COVID-19 has changed all of our lives in so many ways. We are still uncertain of the long term effects of the pandemic, both on societal norms and our physical and mental health. There has been a strong focus, and rightly so, on mental health during the pandemic. The fear and anxiety about exposure, isolation and change in routines have affected so many of us. But imagine if you had little control over your isolation or were not able to fully understand why you can’t continue with your normal daily routines.
While largely forgotten, there are a significant number of individuals in our community who have an intellectual and/or developmental disability (IDD) living on their own, with a caregiver or in a group home or institution. People with IDD were disproportionately isolated before COVID-19, and that isolation has only intensified during the pandemic. They also are especially vulnerable to the physical, mental and social effects of the pandemic and are at a greater risk of infection due to physical health problems, social circumstances and limitations in understanding.

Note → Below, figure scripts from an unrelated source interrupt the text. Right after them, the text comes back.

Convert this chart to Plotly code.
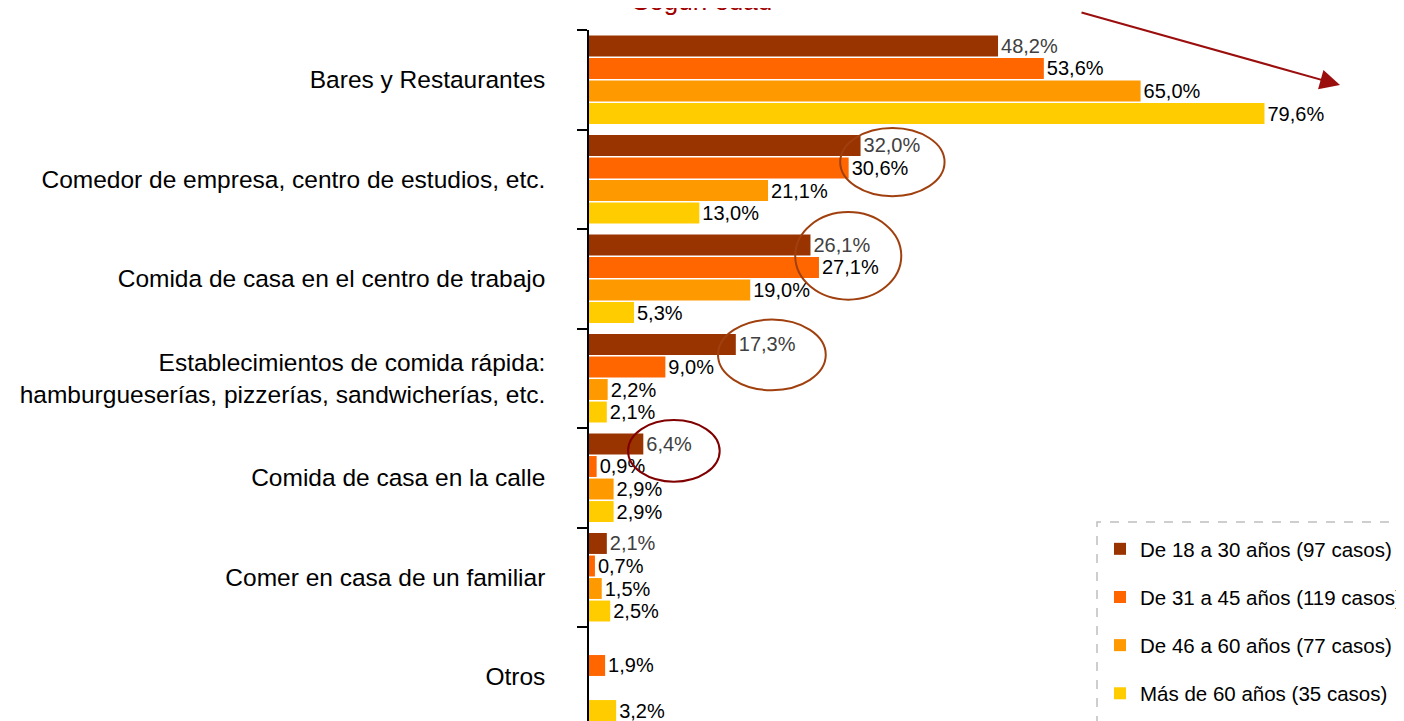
import plotly.graph_objects as go

categories = [
    "Bares y Restaurantes",
    "Comedor de empresa, centro de estudios, etc.",
    "Comida de casa en el centro de trabajo",
    "Establecimientos de comida rápida:<br>hamburgueserías, pizzerías, sandwicherías, etc.",
    "Comida de casa en la calle",
    "Comer en casa de un familiar",
    "Otros",
]
series_names = [
    "De 18 a 30 años (97 casos)",
    "De 31 a 45 años (119 casos)",
    "De 46 a 60 años (77 casos)",
    "Más de 60 años (35 casos)",
]
age_18_30 = [48.2, 32.0, 26.1, 17.3, 6.4, 2.1, None]
age_31_45 = [53.6, 30.6, 27.1, 9.0, 0.9, 0.7, 1.9]
age_46_60 = [65.0, 21.1, 19.0, 2.2, 2.9, 1.5, None]
age_60_plus = [79.6, 13.0, 5.3, 2.1, 2.9, 2.5, 3.2]
series_values = [age_18_30, age_31_45, age_46_60, age_60_plus]
colors = ["#993300", "#FF6600", "#FF9900", "#FFCC00"]
label_colors = ["#404040", "#000000", "#000000", "#000000"]

FONT = "Liberation Sans, Arial, sans-serif"


def fmt(v):
    return None if v is None else f"{v:.1f}%".replace(".", ",")


fig = go.Figure()
for i, (name, vals) in enumerate(zip(series_names, series_values)):
    fig.add_trace(go.Bar(
        y=categories, x=vals, orientation="h", name=name,
        marker=dict(color=colors[i], line=dict(width=0)),
        text=[fmt(v) for v in vals], textposition="outside",
        textfont=dict(size=20, color=label_colors[i], family=FONT),
        constraintext="none", cliponaxis=False,
        legendgroup=f"g{i}", hoverinfo="skip",
    ))

# the page body adds an 8px offset; screen coords = figure coords + OFF
OFF = 8
W, H = 1404, 721
L, R, T, B = 589 - OFF, 9, 30 - OFF, 0
pw, ph = W - L - R, H - T - B
SCALE = 8.486  # px per percentage point


def px(sx):
    return (sx - OFF - L) / pw


def py(sy):
    return 1 - (sy - OFF - T) / ph


# ellipses (data coordinates: x in %, y in category index)
ellipses = [
    (29.6, 41.9, 0.485, 1.17, "#A0400F"),
    (24.3, 36.8, 1.33, 2.21, "#A0400F"),
    (15.2, 27.9, 2.41, 3.12, "#A0400F"),
    (4.6, 15.4, 3.42, 4.04, "#800000"),
]
shapes = []
for x0, x1, y0, y1, c in ellipses:
    shapes.append(dict(type="circle", xref="x", yref="y", x0=x0, x1=x1, y0=y0, y1=y1,
                       line=dict(color=c, width=2)))
# dashed legend frame
shapes.append(dict(type="rect", xref="paper", yref="paper",
                   x0=px(1097), x1=px(1430), y0=py(760), y1=py(522),
                   line=dict(color="#BFBFBF", width=1.5, dash="dash")))

annotations = [
    dict(text="Según edad", xref="paper", yref="paper", x=px(702), y=py(1),
         showarrow=False, font=dict(size=26, color="#A00000", family=FONT),
         xanchor="center", yanchor="middle"),
    dict(text="", xref="paper", yref="paper", x=px(1340), y=py(85),
         ax=-260, ay=-73, showarrow=True, arrowhead=2, arrowsize=2,
         arrowwidth=2, arrowcolor="#9B0E0E"),
]

cat_px = 99.5
fig.update_layout(
    width=W, height=H,
    margin=dict(l=L, r=R, t=T, b=B, pad=0, autoexpand=False),
    paper_bgcolor="white", plot_bgcolor="white",
    barmode="group", bargap=0.095, bargroupgap=0.07,
    font=dict(family=FONT, color="#000000"),
    showlegend=True,
    legend=dict(x=px(1100), y=py(529), xanchor="left", yanchor="top",
                font=dict(size=20.5, family=FONT, color="#000000"),
                bgcolor="rgba(0,0,0,0)", borderwidth=0,
                traceorder="grouped", tracegroupgap=18.5),
    shapes=shapes, annotations=annotations,
    xaxis=dict(range=[0, pw / SCALE], showgrid=False, zeroline=False, showline=False,
               showticklabels=False, ticks="", fixedrange=True, automargin=False),
    yaxis=dict(type="category", range=[-0.5 + ph / cat_px, -0.5], showgrid=False,
               zeroline=False,
               showline=True, linecolor="#000000", linewidth=1.5,
               ticks="outside", ticklen=10, tickcolor="#000000", tickwidth=1.5,
               tickson="boundaries", ticklabelstandoff=37, automargin=False,
               tickfont=dict(size=24.5, family=FONT, color="#000000"),
               fixedrange=True),
)

fig.write_html("out.html")
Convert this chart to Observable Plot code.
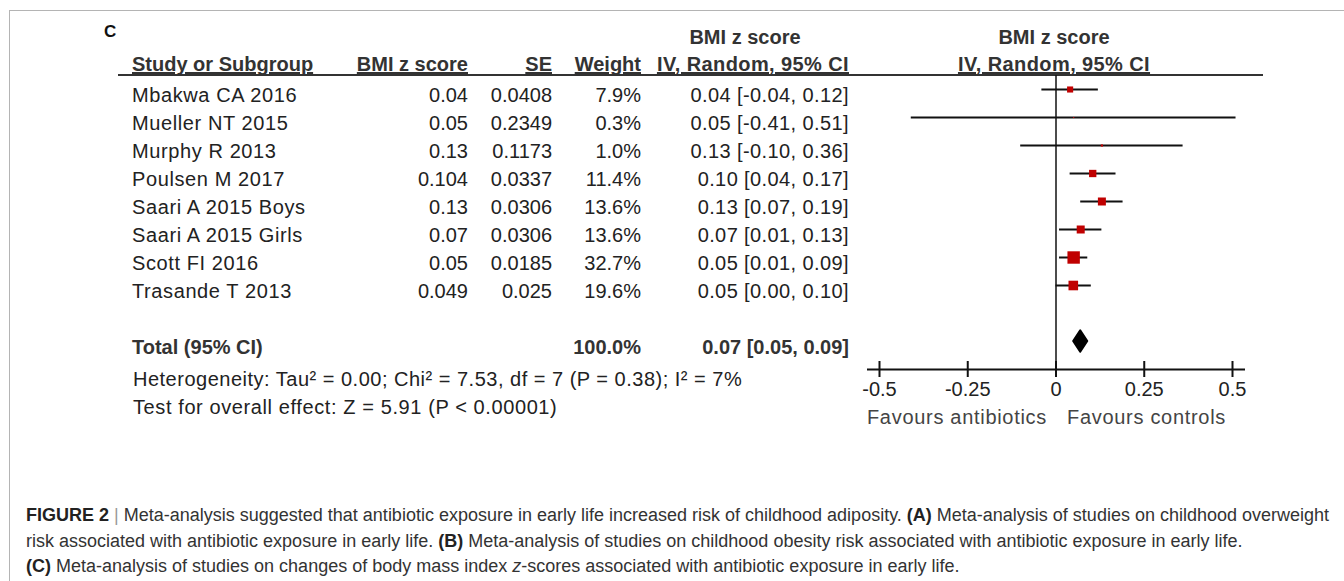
<!DOCTYPE html>
<html><head><meta charset="utf-8">
<script src="https://cdn.jsdelivr.net/npm/d3@7"></script>
<script src="https://cdn.jsdelivr.net/npm/@observablehq/plot@0.6"></script>
<style>
html,body{margin:0;padding:0;background:#fff;}
#page{position:relative;width:1344px;height:581px;overflow:hidden;font-family:"Liberation Sans",Arial,sans-serif;color:#222;}
.frameTop{position:absolute;left:9px;top:10px;width:1335px;height:1px;background:#b4b4b4;}
.frameLeft{position:absolute;left:9px;top:10px;width:1px;height:571px;background:#b4b4b4;}
.rule{position:absolute;left:118px;top:74px;width:1145px;height:2px;background:#333;}
.t{position:absolute;white-space:nowrap;font-size:20px;line-height:28px;}
.b{font-weight:bold;color:#333;}
.u{text-decoration:underline;text-decoration-thickness:2px;}
.ls{letter-spacing:0.6px;}
.ls1{letter-spacing:0.5px;}
.ls2{letter-spacing:0.4px;}
#panel{position:absolute;left:104px;top:22px;font-weight:bold;font-size:17px;line-height:20px;color:#111;}
#plot{position:absolute;left:860px;top:75px;}
#plot g[aria-label="text"] text{letter-spacing:0.7px;}
#caption{position:absolute;left:26px;top:503px;font-size:18px;line-height:25.5px;color:#333;white-space:nowrap;}
#caption .fig{font-weight:bold;color:#222;}
#caption .bar{color:#999;}
#caption b{color:#222;}
</style>
</head><body>
<div id="page">
  <div class="frameTop"></div>
  <div class="frameLeft"></div>
  <div id="panel">C</div>
  <div id="table"></div>
  <div class="rule"></div>
  <div id="plot"></div>
  <div id="caption">
    <div><span class="fig">FIGURE 2</span> <span class="bar">|</span> Meta-analysis suggested that antibiotic exposure in early life increased risk of childhood adiposity. <b>(A)</b> Meta-analysis of studies on childhood overweight</div>
    <div>risk associated with antibiotic exposure in early life. <b>(B)</b> Meta-analysis of studies on childhood obesity risk associated with antibiotic exposure in early life.</div>
    <div><b>(C)</b> Meta-analysis of studies on changes of body mass index <i>z</i>-scores associated with antibiotic exposure in early life.</div>
  </div>
</div>
<script>
// ---- data ----
const studies = ["Mbakwa CA 2016","Mueller NT 2015","Murphy R 2013","Poulsen M 2017","Saari A 2015 Boys","Saari A 2015 Girls","Scott FI 2016","Trasande T 2013"];
const bmiZ = [0.04, 0.05, 0.13, 0.104, 0.13, 0.07, 0.05, 0.049];
const se = [0.0408, 0.2349, 0.1173, 0.0337, 0.0306, 0.0306, 0.0185, 0.025];
const weights = [7.9, 0.3, 1.0, 11.4, 13.6, 13.6, 32.7, 19.6];
const ciLower = [-0.04, -0.41, -0.10, 0.04, 0.07, 0.01, 0.01, 0.00];
const ciUpper = [0.12, 0.51, 0.36, 0.17, 0.19, 0.13, 0.09, 0.10];
const pooledEstimate = 0.07;
const pooledLower = 0.05;
const pooledUpper = 0.09;
const totalWeight = 100.0;
const axisTicks = [-0.5, -0.25, 0, 0.25, 0.5];
const favourLabels = ["Favours antibiotics", "Favours controls"];
const heterogeneityText = "Heterogeneity: Tau\u00B2 = 0.00; Chi\u00B2 = 7.53, df = 7 (P = 0.38); I\u00B2 = 7%";
const overallText = "Test for overall effect: Z = 5.91 (P < 0.00001)";

// ---- layout constants ----
const nullEffect = 0;
const rowTop0 = 81, rowStep = 28;
const colStudy = 132, colBmi = 468, colSe = 552, colWeight = 641, colCi = 849;
const fmtCI = (e, l, u) => `${e.toFixed(2)} [${l.toFixed(2)}, ${u.toFixed(2)}]`;

const table = document.getElementById("table");
function place(text, x, top, align, cls) {
  const d = document.createElement("div");
  d.className = "t " + (cls || "");
  d.textContent = text;
  d.style.top = top + "px";
  if (align === "right") d.style.right = (1344 - x) + "px";
  else if (align === "center") { d.style.left = x + "px"; d.style.transform = "translateX(-50%)"; }
  else d.style.left = x + "px";
  table.appendChild(d);
}
// headers
place("BMI z score", 745, 23, "center", "b");
place("BMI z score", 1054, 23, "center", "b");
place("Study or Subgroup", colStudy, 50, "left", "b u");
place("BMI z score", colBmi, 50, "right", "b u");
place("SE", colSe, 50, "right", "b u");
place("Weight", colWeight, 50, "right", "b u");
place("IV, Random, 95% CI", colCi, 50, "right", "b u ls2");
place("IV, Random, 95% CI", 1054, 50, "center", "b u ls2");
// rows
studies.forEach((s, i) => {
  const top = rowTop0 + rowStep * i;
  place(s, colStudy, top, "left", "ls");
  place(String(bmiZ[i]), colBmi, top, "right");
  place(String(se[i]), colSe, top, "right");
  place(weights[i].toFixed(1) + "%", colWeight, top, "right");
  place(fmtCI(bmiZ[i], ciLower[i], ciUpper[i]), colCi, top, "right", "ls2");
});
const totalRow = studies.length + 1;
place("Total (95% CI)", colStudy, rowTop0 + rowStep * totalRow, "left", "b");
place(totalWeight.toFixed(1) + "%", colWeight, rowTop0 + rowStep * totalRow, "right", "b");
place(fmtCI(pooledEstimate, pooledLower, pooledUpper), colCi, rowTop0 + rowStep * totalRow, "right", "b");
place(heterogeneityText, colStudy + 1, rowTop0 + rowStep * (totalRow + 1) + 4, "left", "ls1");
place(overallText, colStudy + 1, rowTop0 + rowStep * (totalRow + 2) + 4, "left", "ls");

// ---- forest plot ----
const studyData = studies.map((s, i) => ({study: s, row: i, est: bmiZ[i], lo: ciLower[i], hi: ciUpper[i], weight: weights[i]}));
const diamondHalf = 0.38;
const diamond = [
  {y: totalRow - diamondHalf, x1: pooledEstimate, x2: pooledEstimate},
  {y: totalRow, x1: pooledLower, x2: pooledUpper},
  {y: totalRow + diamondHalf, x1: pooledEstimate, x2: pooledEstimate}
];
const yDomain = [-0.5, totalRow + 1];

const chart = Plot.plot({
  width: 400, height: 360,
  marginLeft: 7, marginRight: 15, marginTop: 0, marginBottom: 66,
  style: {background: "transparent", fontFamily: "'Liberation Sans', Arial, sans-serif", fontSize: "20px", color: "#222", overflow: "visible"},
  x: {domain: [axisTicks[0], axisTicks[axisTicks.length - 1]], insetLeft: 12, insetRight: 13},
  y: {domain: yDomain, reverse: true, axis: null},
  r: {type: "sqrt", domain: [0, d3.max(weights)], range: [0, 7]},
  marks: [
    Plot.ruleX([nullEffect], {stroke: "#111", strokeWidth: 1.5}),
    Plot.ruleY(studyData, {y: "row", x1: "lo", x2: "hi", stroke: "#111", strokeWidth: 2}),
    Plot.dot(studyData, {x: "est", y: "row", r: "weight", symbol: "square", fill: "#c00000", stroke: "none"}),
    Plot.areaX(diamond, {y: "y", x1: "x1", x2: "x2", fill: "#000", stroke: "#000", strokeWidth: 2, strokeLinejoin: "round"}),
    Plot.ruleY([yDomain[1]], {stroke: "#111", strokeWidth: 2}),
    Plot.axisX(axisTicks, {tickSize: 16, dy: -8, tickPadding: 4, tickFormat: d => String(d), label: null, fontSize: 20, strokeWidth: 2, stroke: "#111", fill: "#222"}),
    Plot.text([favourLabels[0]], {x: () => nullEffect, text: d => d, frameAnchor: "bottom", textAnchor: "end", dx: -9, dy: 54, fontSize: 20, fill: "#444"}),
    Plot.text([favourLabels[1]], {x: () => nullEffect, text: d => d, frameAnchor: "bottom", textAnchor: "start", dx: 11, dy: 54, fontSize: 20, fill: "#444"})
  ]
});
document.getElementById("plot").appendChild(chart);
</script>
</body></html>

Routine and predictability are important to people with IDD, and disruptions to usual activities can lead to additional mental and physical stress and even disruptive behaviors. For school aged people with IDD, there are questions about whether or not an equitable learning environment is fully possible with COVID protocols and restrictions.
Caregivers for people with IDD are also greatly impacted by the pandemic. Many use services in the community, such as in-home supports, respite and day care. These services allow caregivers to work, shop and get a break from caregiving demands, which in some cases can mean total care (feeding, dressing, bathing) 24 hours a day, seven days per week.
Due to COVID-19 restrictions, some community services cannot be offered or are offered at limited capacity, leaving caregivers to balance work and their own self-care without the level of services and supports they experienced before COVID-19. For those people with IDD living in group homes or institutions, families may be limited in their ability to visit their loved one, and some are not allowed to visit in-person at all.
With the holiday season upon us, people with IDD, their families and their caregivers need your love and support more than ever. If you know a family or caregiver of a person with IDD, reach out to show you care. Offer to help with grocery shopping, laundry or shoveling the driveway and sidewalks. Or maybe just be a listening ear when times are especially stressful and tough. If you know a person with IDD, call or FaceTime to say hello and ask how they are doing. Take a few minutes and engage them in a virtual game of checkers, watch their favorite video, or read them a section from their favorite book. Advocate for them. Help them advocate for themselves. Make sure their rights to equal education, full inclusion in their communities, and ability to make decisions are enforced and respected.
Anything you can do makes a significant impact and breaks the isolation. Be the “gift” a person with IDD and their caregiver needs this holiday season. They deserve it.
Theresa Lewis is executive director of The Arc of East Central Iowa.